Assemblyman Richard Smith from Erie County acknowledged that he was part of what he called “the Group of 13,” a caucus of Democrats who “often stress independence from the Democratic majority.” “But the administration did not contact us,” Smith said. “If they had approached us about this, we had worked on the budget for about two months and there was not a ‘For Sale’ sign on my body.” New Rochelle’s Ronald Tocci said the same, as did aides to Robin Schimminger (Erie), Steve Levy (Suffolk), William Scarborough (Queens), and Syracuse’s William Magnarelli.

Assemblywoman Joan Christensen, also of Syracuse, said: “The governor didn’t call me. Or if he did, he didn’t leave a message on my machine. Would it have made a difference? Not on the override. In fact, there is no exchange between the governor’s office and my office. When I call there, which is not too often, I get referred and referred and referred.” Not only did Staten Island’s John Lavelle say he wasn’t called, but he says he spoke “with all of the other 12 and none were contacted.”

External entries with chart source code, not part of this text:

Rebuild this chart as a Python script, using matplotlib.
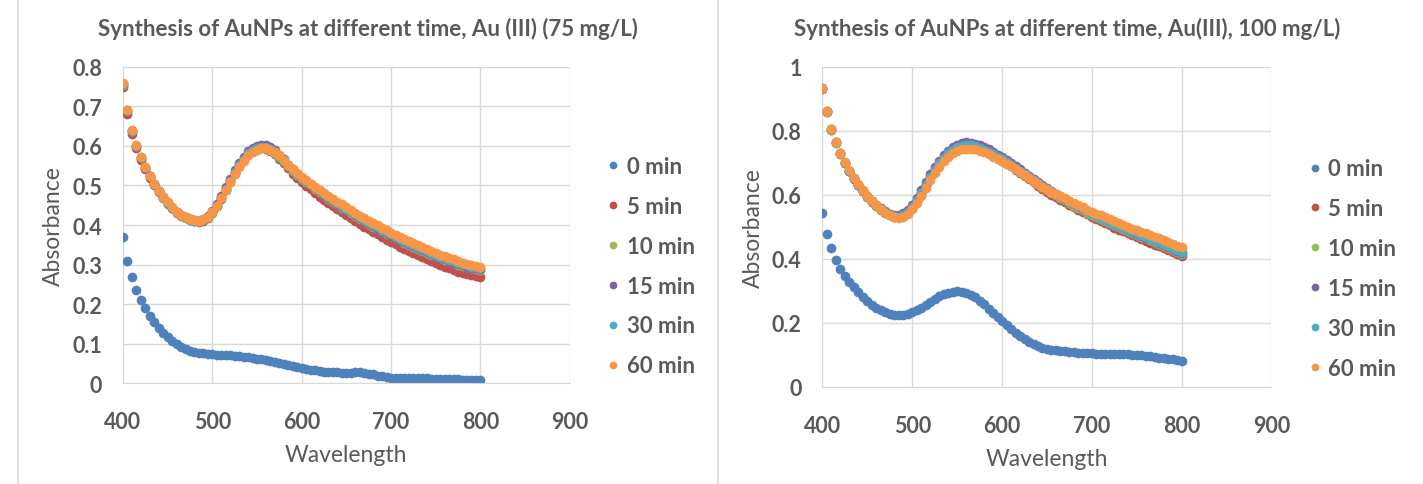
"""
Espectros UV-Vis de la sintesis de AuNPs a distintos tiempos (75 y 100 mg/L).
Dos paneles estilo Excel con marcadores circulares.
"""

import matplotlib.pyplot as plt
import numpy as np
from matplotlib.lines import Line2D

# Longitud de onda (nm), un punto cada 5 nm
wavelength = np.arange(400, 801, 5)

times = ["0 min", "5 min", "10 min", "15 min", "30 min", "60 min"]
colors = ["#4F81BD", "#C0504D", "#9BBB59", "#8064A2", "#4BACC6", "#F79646"]

# ---- Au(III) 75 mg/L ----
abs75_0 = [
    0.370, 0.310, 0.268, 0.236, 0.210, 0.189, 0.170, 0.154, 0.140, 0.127,
    0.116, 0.106, 0.098, 0.091, 0.086, 0.082, 0.079, 0.077, 0.075, 0.074,
    0.073, 0.072, 0.072, 0.071, 0.070, 0.069, 0.068, 0.067, 0.066, 0.064,
    0.062, 0.060, 0.058, 0.056, 0.054, 0.051, 0.049, 0.046, 0.043, 0.041,
    0.038, 0.036, 0.034, 0.032, 0.030, 0.029, 0.028, 0.027, 0.027, 0.026,
    0.026, 0.026, 0.027, 0.027, 0.026, 0.024, 0.022, 0.019, 0.017, 0.015,
    0.014, 0.014, 0.013, 0.013, 0.013, 0.012, 0.012, 0.012, 0.012, 0.011,
    0.011, 0.011, 0.011, 0.010, 0.010, 0.010, 0.009, 0.009, 0.009, 0.008,
    0.008,
]
abs75_5 = [
    0.748, 0.680, 0.630, 0.594, 0.565, 0.541, 0.520, 0.501, 0.484, 0.468,
    0.454, 0.442, 0.431, 0.423, 0.417, 0.412, 0.409, 0.408, 0.411, 0.418,
    0.431, 0.447, 0.467, 0.488, 0.510, 0.531, 0.550, 0.566, 0.579, 0.588,
    0.592, 0.594, 0.592, 0.587, 0.579, 0.568, 0.556, 0.543, 0.530, 0.518,
    0.508, 0.499, 0.490, 0.481, 0.472, 0.464, 0.456, 0.448, 0.440, 0.432,
    0.425, 0.417, 0.410, 0.403, 0.396, 0.389, 0.382, 0.376, 0.369, 0.363,
    0.357, 0.351, 0.345, 0.339, 0.334, 0.328, 0.323, 0.318, 0.313, 0.308,
    0.303, 0.299, 0.294, 0.290, 0.286, 0.282, 0.279, 0.276, 0.273, 0.271,
    0.269,
]
abs75_10 = [
    0.755, 0.688, 0.637, 0.599, 0.569, 0.544, 0.523, 0.503, 0.485, 0.469,
    0.455, 0.443, 0.432, 0.424, 0.418, 0.413, 0.410, 0.409, 0.412, 0.419,
    0.432, 0.448, 0.468, 0.489, 0.511, 0.532, 0.551, 0.567, 0.580, 0.589,
    0.594, 0.597, 0.596, 0.591, 0.583, 0.573, 0.561, 0.549, 0.537, 0.527,
    0.517, 0.508, 0.500, 0.491, 0.483, 0.475, 0.467, 0.459, 0.452, 0.444,
    0.437, 0.430, 0.423, 0.416, 0.409, 0.402, 0.396, 0.390, 0.384, 0.378,
    0.372, 0.366, 0.361, 0.355, 0.350, 0.345, 0.340, 0.335, 0.330, 0.325,
    0.321, 0.316, 0.312, 0.308, 0.304, 0.300, 0.297, 0.294, 0.291, 0.289,
    0.287,
]
abs75_15 = [
    0.756, 0.689, 0.638, 0.600, 0.570, 0.545, 0.524, 0.504, 0.486, 0.470,
    0.456, 0.444, 0.433, 0.425, 0.419, 0.414, 0.412, 0.411, 0.415, 0.423,
    0.436, 0.453, 0.473, 0.495, 0.517, 0.538, 0.557, 0.573, 0.586, 0.595,
    0.600, 0.603, 0.602, 0.597, 0.589, 0.578, 0.566, 0.553, 0.541, 0.530,
    0.520, 0.511, 0.502, 0.493, 0.485, 0.477, 0.469, 0.461, 0.453, 0.446,
    0.439, 0.432, 0.425, 0.418, 0.411, 0.404, 0.398, 0.391, 0.385, 0.379,
    0.373, 0.367, 0.362, 0.356, 0.351, 0.346, 0.341, 0.336, 0.331, 0.326,
    0.322, 0.317, 0.313, 0.309, 0.305, 0.301, 0.298, 0.295, 0.292, 0.290,
    0.288,
]
abs75_30 = [
    0.757, 0.690, 0.639, 0.601, 0.571, 0.546, 0.524, 0.504, 0.486, 0.470,
    0.456, 0.444, 0.433, 0.425, 0.419, 0.414, 0.411, 0.410, 0.413, 0.420,
    0.433, 0.449, 0.469, 0.490, 0.512, 0.533, 0.552, 0.568, 0.581, 0.590,
    0.595, 0.598, 0.597, 0.592, 0.585, 0.575, 0.563, 0.551, 0.540, 0.529,
    0.520, 0.511, 0.503, 0.494, 0.486, 0.478, 0.470, 0.463, 0.455, 0.448,
    0.441, 0.434, 0.427, 0.420, 0.413, 0.407, 0.400, 0.394, 0.388, 0.382,
    0.376, 0.370, 0.365, 0.359, 0.354, 0.349, 0.344, 0.339, 0.334, 0.329,
    0.325, 0.320, 0.316, 0.312, 0.308, 0.304, 0.301, 0.298, 0.295, 0.293,
    0.291,
]
abs75_60 = [
    0.760, 0.692, 0.640, 0.602, 0.572, 0.547, 0.525, 0.505, 0.487, 0.471,
    0.457, 0.445, 0.434, 0.426, 0.420, 0.415, 0.412, 0.411, 0.414, 0.421,
    0.433, 0.449, 0.468, 0.489, 0.510, 0.530, 0.548, 0.563, 0.576, 0.585,
    0.591, 0.594, 0.594, 0.591, 0.585, 0.576, 0.565, 0.553, 0.542, 0.531,
    0.521, 0.513, 0.505, 0.497, 0.489, 0.481, 0.474, 0.466, 0.459, 0.452,
    0.445, 0.438, 0.431, 0.424, 0.418, 0.411, 0.405, 0.399, 0.393, 0.387,
    0.381, 0.375, 0.370, 0.364, 0.359, 0.354, 0.349, 0.344, 0.339, 0.334,
    0.330, 0.325, 0.321, 0.317, 0.313, 0.309, 0.305, 0.302, 0.299, 0.297,
    0.295,
]

# ---- Au(III) 100 mg/L ----
abs100_0 = [
    0.545, 0.478, 0.433, 0.398, 0.370, 0.347, 0.328, 0.311, 0.296, 0.282,
    0.269, 0.257, 0.247, 0.239, 0.233, 0.228, 0.225, 0.224, 0.225, 0.228,
    0.233, 0.240, 0.248, 0.257, 0.266, 0.275, 0.283, 0.290, 0.295, 0.298,
    0.299, 0.298, 0.294, 0.288, 0.280, 0.270, 0.258, 0.245, 0.232, 0.219,
    0.206, 0.194, 0.182, 0.170, 0.159, 0.149, 0.140, 0.133, 0.127, 0.122,
    0.119, 0.117, 0.115, 0.113, 0.112, 0.110, 0.109, 0.107, 0.106, 0.105,
    0.105, 0.104, 0.104, 0.104, 0.103, 0.103, 0.103, 0.102, 0.102, 0.101,
    0.100, 0.099, 0.098, 0.096, 0.094, 0.092, 0.090, 0.088, 0.086, 0.084,
    0.082,
]
abs100_5 = [
    0.930, 0.858, 0.803, 0.762, 0.728, 0.699, 0.674, 0.651, 0.630, 0.611,
    0.594, 0.579, 0.566, 0.554, 0.544, 0.536, 0.531, 0.530, 0.534, 0.544,
    0.560, 0.581, 0.605, 0.630, 0.654, 0.677, 0.697, 0.714, 0.728, 0.739,
    0.747, 0.752, 0.754, 0.753, 0.750, 0.745, 0.739, 0.732, 0.724, 0.716,
    0.707, 0.698, 0.689, 0.679, 0.669, 0.659, 0.649, 0.639, 0.629, 0.619,
    0.609, 0.601, 0.593, 0.585, 0.577, 0.569, 0.561, 0.554, 0.546, 0.539,
    0.532, 0.525, 0.518, 0.511, 0.505, 0.498, 0.492, 0.486, 0.480, 0.474,
    0.468, 0.462, 0.457, 0.451, 0.445, 0.440, 0.434, 0.428, 0.422, 0.416,
    0.408,
]
abs100_10 = [
    0.932, 0.860, 0.804, 0.763, 0.729, 0.700, 0.675, 0.652, 0.631, 0.612,
    0.595, 0.580, 0.567, 0.555, 0.545, 0.537, 0.532, 0.531, 0.535, 0.545,
    0.561, 0.582, 0.606, 0.631, 0.655, 0.678, 0.698, 0.715, 0.729, 0.740,
    0.748, 0.753, 0.755, 0.754, 0.751, 0.746, 0.740, 0.733, 0.726, 0.718,
    0.709, 0.700, 0.691, 0.682, 0.672, 0.663, 0.653, 0.643, 0.634, 0.624,
    0.615, 0.607, 0.599, 0.591, 0.583, 0.575, 0.567, 0.560, 0.552, 0.545,
    0.538, 0.531, 0.524, 0.518, 0.511, 0.505, 0.499, 0.493, 0.487, 0.481,
    0.475, 0.469, 0.464, 0.458, 0.452, 0.447, 0.441, 0.435, 0.429, 0.423,
    0.416,
]
abs100_15 = [
    0.933, 0.861, 0.805, 0.764, 0.730, 0.701, 0.676, 0.653, 0.632, 0.613,
    0.596, 0.582, 0.569, 0.558, 0.549, 0.542, 0.538, 0.538, 0.543, 0.554,
    0.570, 0.591, 0.615, 0.640, 0.664, 0.687, 0.707, 0.724, 0.738, 0.749,
    0.757, 0.762, 0.764, 0.763, 0.760, 0.755, 0.749, 0.742, 0.734, 0.726,
    0.717, 0.708, 0.699, 0.689, 0.680, 0.670, 0.660, 0.650, 0.640, 0.631,
    0.621, 0.612, 0.604, 0.596, 0.588, 0.580, 0.572, 0.564, 0.557, 0.550,
    0.543, 0.536, 0.529, 0.522, 0.515, 0.509, 0.503, 0.497, 0.491, 0.485,
    0.479, 0.473, 0.467, 0.461, 0.455, 0.449, 0.443, 0.437, 0.431, 0.425,
    0.418,
]
abs100_30 = [
    0.934, 0.861, 0.805, 0.764, 0.730, 0.701, 0.676, 0.653, 0.632, 0.613,
    0.596, 0.581, 0.568, 0.556, 0.546, 0.538, 0.533, 0.532, 0.536, 0.546,
    0.562, 0.583, 0.607, 0.632, 0.656, 0.679, 0.699, 0.716, 0.730, 0.741,
    0.749, 0.754, 0.756, 0.755, 0.752, 0.747, 0.741, 0.734, 0.727, 0.719,
    0.711, 0.702, 0.693, 0.684, 0.675, 0.666, 0.656, 0.647, 0.638, 0.628,
    0.619, 0.611, 0.603, 0.595, 0.587, 0.579, 0.571, 0.564, 0.556, 0.549,
    0.542, 0.535, 0.529, 0.522, 0.516, 0.510, 0.504, 0.498, 0.492, 0.486,
    0.480, 0.474, 0.469, 0.463, 0.457, 0.452, 0.446, 0.440, 0.434, 0.428,
    0.422,
]
abs100_60 = [
    0.935, 0.862, 0.806, 0.765, 0.731, 0.702, 0.677, 0.654, 0.633, 0.614,
    0.597, 0.582, 0.568, 0.556, 0.545, 0.536, 0.530, 0.528, 0.531, 0.540,
    0.555, 0.575, 0.598, 0.622, 0.646, 0.668, 0.688, 0.705, 0.719, 0.730,
    0.738, 0.743, 0.745, 0.745, 0.742, 0.738, 0.733, 0.727, 0.720, 0.713,
    0.705, 0.697, 0.689, 0.680, 0.671, 0.662, 0.653, 0.644, 0.635, 0.626,
    0.617, 0.610, 0.603, 0.596, 0.589, 0.582, 0.575, 0.568, 0.561, 0.554,
    0.548, 0.542, 0.536, 0.530, 0.524, 0.518, 0.512, 0.506, 0.501, 0.495,
    0.490, 0.485, 0.480, 0.475, 0.469, 0.464, 0.459, 0.453, 0.448, 0.442,
    0.436,
]

TEXT_COLOR = "#595959"
GRID_COLOR = "#D9D9D9"
FONT = ["Lato", "DejaVu Sans"]


def draw_panel(fig, ax, series, title, title_x, ymax, ystep):
    for vals, color, label in zip(series, colors, times):
        ax.plot(wavelength, vals, linestyle="none", marker="o", markersize=7,
                markeredgewidth=0, color=color, label=label)

    ax.set_xlim(400, 900)
    ax.set_ylim(0, ymax)
    ax.set_xticks(np.arange(400, 901, 100))
    yt = np.arange(0, ymax + 1e-9, ystep)
    ax.set_yticks(yt)
    ax.set_yticklabels([f"{v:g}" for v in yt])
    ax.grid(True, color=GRID_COLOR, linewidth=1)
    ax.set_axisbelow(True)
    for side in ["top", "right", "left"]:
        ax.spines[side].set_visible(False)
    ax.spines["bottom"].set_color(GRID_COLOR)
    ax.tick_params(length=0, labelcolor=TEXT_COLOR, labelsize=15.5)
    ax.tick_params(axis="x", pad=20)
    ax.tick_params(axis="y", pad=15)
    for lbl in ax.get_xticklabels() + ax.get_yticklabels():
        lbl.set_family(FONT)
        lbl.set_fontweight("bold")

    ax.set_xlabel("Wavelength", fontsize=16.5, color=TEXT_COLOR, family=FONT, labelpad=9)
    ax.set_ylabel("Absorbance", fontsize=16.5, color=TEXT_COLOR, family=FONT, labelpad=6)
    fig.text(title_x, 0.94, title, fontsize=16, color=TEXT_COLOR, family=FONT,
             fontweight="bold", ha="center", va="center")

    leg = ax.legend(loc="center left", bbox_to_anchor=(1.03, 0.37), frameon=False,
                    handletextpad=0.15, labelspacing=0.85, markerscale=0.8,
                    handlelength=0.9, prop={"family": FONT, "size": 16, "weight": "bold"})
    for txt in leg.get_texts():
        txt.set_color(TEXT_COLOR)


fig = plt.figure(figsize=(14.23, 4.85), dpi=100)
ax1 = fig.add_axes([0.0864, 0.208, 0.314, 0.652])
ax2 = fig.add_axes([0.578, 0.200, 0.3155, 0.660])

draw_panel(fig, ax1, [abs75_0, abs75_5, abs75_10, abs75_15, abs75_30, abs75_60],
           "Synthesis of AuNPs at different time, Au (III) (75 mg/L)", 368 / 1423, 0.8, 0.1)
draw_panel(fig, ax2, [abs100_0, abs100_5, abs100_10, abs100_15, abs100_30, abs100_60],
           "Synthesis of AuNPs at different time, Au(III), 100 mg/L)", 1067 / 1423, 1.0, 0.2)

# bordes de los graficos
for xpos in [18 / 1423, 718 / 1423]:
    fig.add_artist(Line2D([xpos, xpos], [0, 1], color=GRID_COLOR, linewidth=1.2))

plt.savefig("out.png", dpi=100)
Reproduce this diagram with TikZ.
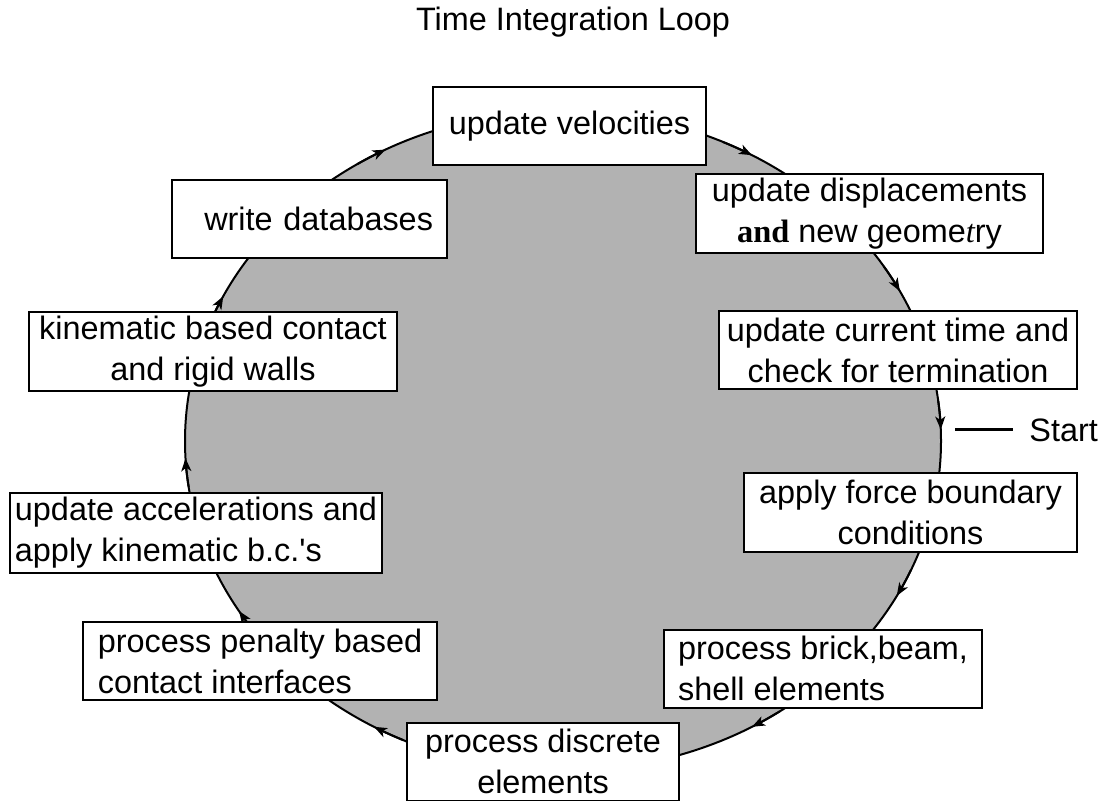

The assembly member whose comments were most descriptive of Pataki’s NBA-style defensive flop was William Parment, who was labeled in Dicker’s story “a business-friendly sometimes maverick from Jamestown.” Parment told the Voice he was “very unhappy about the legislative budget” and “was a little surprised” that he wasn’t contacted.

“There was certainly an opportunity to approach me, because I was invited to a prayer breakfast, right around the passage of the budget, where I spoke with the governor,” said Parment. “But he didn’t mention anything about the budget.” After Dicker’s story naming him came out, Parment said he “would not commit to answering questions about whether or not I would override because I was hoping there would be more negotiations.” Waiting by the phone for the call that never came, Parment laments now: “I hoped there would have been some compromise.”

Dicker himself recently wrote an item suggesting just how bogus Pataki’s supposed veto war was. “I received one message on my cell phone saying the governor was trying to reach me,” recalled Senator Hugh Farley of Schenectady, who is described by Dicker as “seen by many as at least potentially prepared to side with Pataki.” Farley said he returned the call “and was told the governor wasn’t taking any calls” and “that’s the last I heard from him.”

This is, of course, precisely the kind of detail that will never fit into a sound bite. Even the print media—which has been markedly critical of Pataki’s stated positions—has not looked behind this sham performance. Reporters from The Buffalo News to the Syracuse Post-Standard to the Times have noted, for example, that Pataki “secretly” supported a 1.25 percent increase in the sales tax in “private,” pre-veto meetings with Speaker Shelly Silver and senate leader Joe Bruno. It’s a claim both leaders have made, and that Pataki denies. But every story so far has buried this explosive charge—which strips bare the governor’s no-tax pose and puts him squarely on Bush’s anybody-but-the-rich side of the tax debate.

Instead of portraying the actual Pataki—one who tried to cut a consumer-gutting deal and, once that failed, only pretended to block the budget he railed against—the media are allowing the governor to cast himself as a fiscal crusader. This is hardly a media favor for political reasons, as was the electoral cover-up of 2002. It’s just lazy, cookie-cutter journalism.

Assemblyman Parment said it best: “The governor got the great political position on this. Any rise in the rate of unemployment or future economic problems of the state will now fall at the feet of the legislature.” Can we let this slippery skell, who lied his way to re-election, get away with that too?